+++ Source data +++

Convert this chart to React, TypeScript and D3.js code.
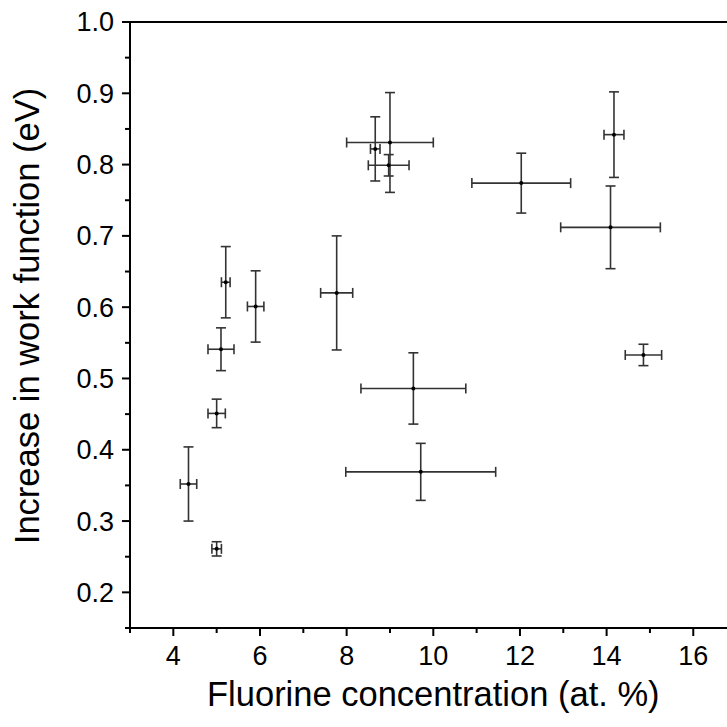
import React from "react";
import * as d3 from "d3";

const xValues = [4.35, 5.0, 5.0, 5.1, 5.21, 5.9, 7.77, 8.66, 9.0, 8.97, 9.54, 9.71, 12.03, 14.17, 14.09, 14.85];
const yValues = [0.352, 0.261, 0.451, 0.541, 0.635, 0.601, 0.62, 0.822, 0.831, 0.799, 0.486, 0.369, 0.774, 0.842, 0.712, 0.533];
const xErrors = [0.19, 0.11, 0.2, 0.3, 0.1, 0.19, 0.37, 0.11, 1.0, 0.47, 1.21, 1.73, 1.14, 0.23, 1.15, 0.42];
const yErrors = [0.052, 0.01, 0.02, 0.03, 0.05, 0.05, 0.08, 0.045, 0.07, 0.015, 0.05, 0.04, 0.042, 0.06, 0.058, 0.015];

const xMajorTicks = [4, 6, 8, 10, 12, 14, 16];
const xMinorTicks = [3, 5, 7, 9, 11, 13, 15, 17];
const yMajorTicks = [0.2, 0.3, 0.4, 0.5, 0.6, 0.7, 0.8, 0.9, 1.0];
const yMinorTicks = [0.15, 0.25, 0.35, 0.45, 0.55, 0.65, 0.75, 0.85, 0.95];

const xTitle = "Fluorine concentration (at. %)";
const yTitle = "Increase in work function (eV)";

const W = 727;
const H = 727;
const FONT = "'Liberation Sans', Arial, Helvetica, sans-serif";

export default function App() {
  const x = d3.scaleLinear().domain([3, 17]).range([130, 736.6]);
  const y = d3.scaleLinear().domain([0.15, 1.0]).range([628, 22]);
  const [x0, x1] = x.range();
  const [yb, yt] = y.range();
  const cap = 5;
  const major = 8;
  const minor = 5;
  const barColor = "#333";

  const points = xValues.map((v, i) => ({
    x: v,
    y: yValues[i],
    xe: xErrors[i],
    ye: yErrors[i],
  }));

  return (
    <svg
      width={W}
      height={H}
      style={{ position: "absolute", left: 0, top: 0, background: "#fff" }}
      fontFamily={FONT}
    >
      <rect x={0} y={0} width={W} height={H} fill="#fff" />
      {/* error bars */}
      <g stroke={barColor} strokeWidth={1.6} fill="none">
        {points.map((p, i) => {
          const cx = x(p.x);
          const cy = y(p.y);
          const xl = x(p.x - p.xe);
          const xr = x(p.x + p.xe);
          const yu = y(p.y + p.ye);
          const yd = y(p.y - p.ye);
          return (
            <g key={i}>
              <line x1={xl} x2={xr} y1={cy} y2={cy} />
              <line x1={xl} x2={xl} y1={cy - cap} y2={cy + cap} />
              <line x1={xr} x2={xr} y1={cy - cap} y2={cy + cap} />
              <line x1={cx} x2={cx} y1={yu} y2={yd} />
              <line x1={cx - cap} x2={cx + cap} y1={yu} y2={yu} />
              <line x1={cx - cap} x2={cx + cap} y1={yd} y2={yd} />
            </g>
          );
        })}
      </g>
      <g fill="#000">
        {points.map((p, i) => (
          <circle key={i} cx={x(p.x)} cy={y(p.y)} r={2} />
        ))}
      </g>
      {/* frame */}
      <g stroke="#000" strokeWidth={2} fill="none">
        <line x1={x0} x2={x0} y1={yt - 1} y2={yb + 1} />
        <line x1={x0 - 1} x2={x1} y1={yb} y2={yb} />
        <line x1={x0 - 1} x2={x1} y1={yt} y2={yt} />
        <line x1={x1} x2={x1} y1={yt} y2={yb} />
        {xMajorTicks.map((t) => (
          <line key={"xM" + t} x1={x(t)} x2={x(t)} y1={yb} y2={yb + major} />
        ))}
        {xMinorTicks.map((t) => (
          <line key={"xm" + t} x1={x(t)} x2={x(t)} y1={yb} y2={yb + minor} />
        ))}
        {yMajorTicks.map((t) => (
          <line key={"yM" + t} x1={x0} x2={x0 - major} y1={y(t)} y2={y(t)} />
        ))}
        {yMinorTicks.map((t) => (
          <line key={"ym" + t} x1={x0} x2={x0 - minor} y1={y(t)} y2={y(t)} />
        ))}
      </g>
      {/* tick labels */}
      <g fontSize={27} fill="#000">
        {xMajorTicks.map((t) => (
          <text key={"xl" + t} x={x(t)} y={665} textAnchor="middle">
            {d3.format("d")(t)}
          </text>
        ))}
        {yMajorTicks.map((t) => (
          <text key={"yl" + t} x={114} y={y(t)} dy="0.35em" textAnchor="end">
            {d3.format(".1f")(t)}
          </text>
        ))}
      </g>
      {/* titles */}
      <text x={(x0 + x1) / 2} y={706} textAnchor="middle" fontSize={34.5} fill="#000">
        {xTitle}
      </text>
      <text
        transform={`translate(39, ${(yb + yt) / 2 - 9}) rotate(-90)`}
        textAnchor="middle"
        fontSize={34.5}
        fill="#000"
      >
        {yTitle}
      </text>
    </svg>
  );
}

+++

* **Written request**
All of the material above needs to be restated exactly, with no pictures.

* **Complete output**
Convert this chart to React, TypeScript and D3.js code.
import React from "react";
import * as d3 from "d3";

const xValues = [4.35, 5.0, 5.0, 5.1, 5.21, 5.9, 7.77, 8.66, 9.0, 8.97, 9.54, 9.71, 12.03, 14.17, 14.09, 14.85];
const yValues = [0.352, 0.261, 0.451, 0.541, 0.635, 0.601, 0.62, 0.822, 0.831, 0.799, 0.486, 0.369, 0.774, 0.842, 0.712, 0.533];
const xErrors = [0.19, 0.11, 0.2, 0.3, 0.1, 0.19, 0.37, 0.11, 1.0, 0.47, 1.21, 1.73, 1.14, 0.23, 1.15, 0.42];
const yErrors = [0.052, 0.01, 0.02, 0.03, 0.05, 0.05, 0.08, 0.045, 0.07, 0.015, 0.05, 0.04, 0.042, 0.06, 0.058, 0.015];

const xMajorTicks = [4, 6, 8, 10, 12, 14, 16];
const xMinorTicks = [3, 5, 7, 9, 11, 13, 15, 17];
const yMajorTicks = [0.2, 0.3, 0.4, 0.5, 0.6, 0.7, 0.8, 0.9, 1.0];
const yMinorTicks = [0.15, 0.25, 0.35, 0.45, 0.55, 0.65, 0.75, 0.85, 0.95];

const xTitle = "Fluorine concentration (at. %)";
const yTitle = "Increase in work function (eV)";

const W = 727;
const H = 727;
const FONT = "'Liberation Sans', Arial, Helvetica, sans-serif";

export default function App() {
  const x = d3.scaleLinear().domain([3, 17]).range([130, 736.6]);
  const y = d3.scaleLinear().domain([0.15, 1.0]).range([628, 22]);
  const [x0, x1] = x.range();
  const [yb, yt] = y.range();
  const cap = 5;
  const major = 8;
  const minor = 5;
  const barColor = "#333";

  const points = xValues.map((v, i) => ({
    x: v,
    y: yValues[i],
    xe: xErrors[i],
    ye: yErrors[i],
  }));

  return (
    <svg
      width={W}
      height={H}
      style={{ position: "absolute", left: 0, top: 0, background: "#fff" }}
      fontFamily={FONT}
    >
      <rect x={0} y={0} width={W} height={H} fill="#fff" />
      {/* error bars */}
      <g stroke={barColor} strokeWidth={1.6} fill="none">
        {points.map((p, i) => {
          const cx = x(p.x);
          const cy = y(p.y);
          const xl = x(p.x - p.xe);
          const xr = x(p.x + p.xe);
          const yu = y(p.y + p.ye);
          const yd = y(p.y - p.ye);
          return (
            <g key={i}>
              <line x1={xl} x2={xr} y1={cy} y2={cy} />
              <line x1={xl} x2={xl} y1={cy - cap} y2={cy + cap} />
              <line x1={xr} x2={xr} y1={cy - cap} y2={cy + cap} />
              <line x1={cx} x2={cx} y1={yu} y2={yd} />
              <line x1={cx - cap} x2={cx + cap} y1={yu} y2={yu} />
              <line x1={cx - cap} x2={cx + cap} y1={yd} y2={yd} />
            </g>
          );
        })}
      </g>
      <g fill="#000">
        {points.map((p, i) => (
          <circle key={i} cx={x(p.x)} cy={y(p.y)} r={2} />
        ))}
      </g>
      {/* frame */}
      <g stroke="#000" strokeWidth={2} fill="none">
        <line x1={x0} x2={x0} y1={yt - 1} y2={yb + 1} />
        <line x1={x0 - 1} x2={x1} y1={yb} y2={yb} />
        <line x1={x0 - 1} x2={x1} y1={yt} y2={yt} />
        <line x1={x1} x2={x1} y1={yt} y2={yb} />
        {xMajorTicks.map((t) => (
          <line key={"xM" + t} x1={x(t)} x2={x(t)} y1={yb} y2={yb + major} />
        ))}
        {xMinorTicks.map((t) => (
          <line key={"xm" + t} x1={x(t)} x2={x(t)} y1={yb} y2={yb + minor} />
        ))}
        {yMajorTicks.map((t) => (
          <line key={"yM" + t} x1={x0} x2={x0 - major} y1={y(t)} y2={y(t)} />
        ))}
        {yMinorTicks.map((t) => (
          <line key={"ym" + t} x1={x0} x2={x0 - minor} y1={y(t)} y2={y(t)} />
        ))}
      </g>
      {/* tick labels */}
      <g fontSize={27} fill="#000">
        {xMajorTicks.map((t) => (
          <text key={"xl" + t} x={x(t)} y={665} textAnchor="middle">
            {d3.format("d")(t)}
          </text>
        ))}
        {yMajorTicks.map((t) => (
          <text key={"yl" + t} x={114} y={y(t)} dy="0.35em" textAnchor="end">
            {d3.format(".1f")(t)}
          </text>
        ))}
      </g>
      {/* titles */}
      <text x={(x0 + x1) / 2} y={706} textAnchor="middle" fontSize={34.5} fill="#000">
        {xTitle}
      </text>
      <text
        transform={`translate(39, ${(yb + yt) / 2 - 9}) rotate(-90)`}
        textAnchor="middle"
        fontSize={34.5}
        fill="#000"
      >
        {yTitle}
      </text>
    </svg>
  );
}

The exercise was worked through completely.